Gayden Metcalfe is a native of Greenville, Mississippi, where she is a member of the Greenville chapter of the Garden Club of America, St. James's Episcopal Church, and the Animal Rescue League. Both the daughter of a Southern mother and a Southern mother herself, she and her husband have two children.

Charlotte Hays is a Delta native and recovering gossip columnist for the Washington Times, New York Observer, and New York Daily News. She lives in Washington, D.C.

Book Synopsis

A hilarious guide to that incomparable creature-the Southern mother

Southern society is arranged along matriarchal lines, since the Southern matriarch is a far more formidable being than the much nicer Southern male. She has to be this way; she was put on earth with a sacred mission: to drum good manners and the proper religion-ancestor worship-into the next generation.

In Some Day You'll Thank Me for This, Gayden Metcalfe and Charlotte Hays, bestselling authors of Being Dead Is No Excuse and Somebody's Going to Die If Lily Beth Doesn't Catch That Bouquet, deliver up a hilarious treatise-complete with appropriate recipes from those finicky, demanding moms-on the joys, trials, and tribulations of being the daughter of a Southern mother. Including sections such as A Crown in Heaven (a Southern mother's favorite fashion accessory), Grande Dames, Toasting the Southern Mother, and why grandmothers prefer their "precious angel baby" grandchildren to their own "bad" children, this is the perfect gift for any Southern mother-or daughter of one.

Publishers Weekly

The authors of previous tongue-in-cheek Dixie primers (e.g., Somebody Is Going to Die if Lilly Beth Doesn't Catch That Bouquet) offer a conglomeration of genteel recipes favored by their steel magnolia matriarchs and introduced by some outdated though cherished stereotypes about the Southern feminine temperament.

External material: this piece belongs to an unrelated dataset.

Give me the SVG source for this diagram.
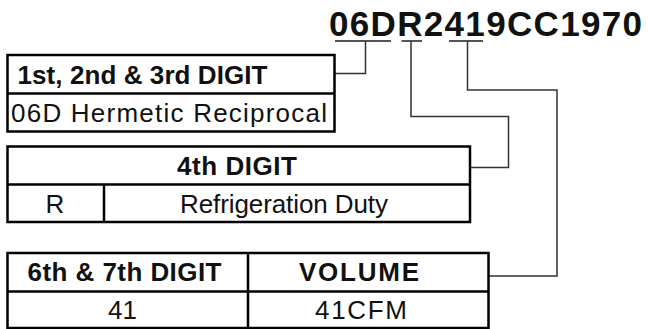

As official daughters of Southern mothers (DSMs, for short), the authors enlist their memories and those of friends and acquaintances in compiling these touchingly witty anecdotes about their mothers, underscoring such time-honored Delta traits as fondness for monogramming and beautification, diplomatic double-speak, discretion and decorum, and not letting studying get in the way of their daughters' social schedule. The grandes dames earn some gentle, charming digs ("How could I be overdrawn?" the Southern mother expresses her financial wisdom in a nutshell. "I still have three checks"). The recipes included are truly precious antebellum throwbacks, such as dove and oyster pie, crabmeat imperial and charlotte russe, served in cut-glass crystal with ladyfingers. With holiday cheese balls, homemade mayonnaise, stuffed eggs and plenty of bourbon, these authors good-naturedly toast their Southern mothers, as they recognize, not ungratefully, that they are also becoming them. (Apr.)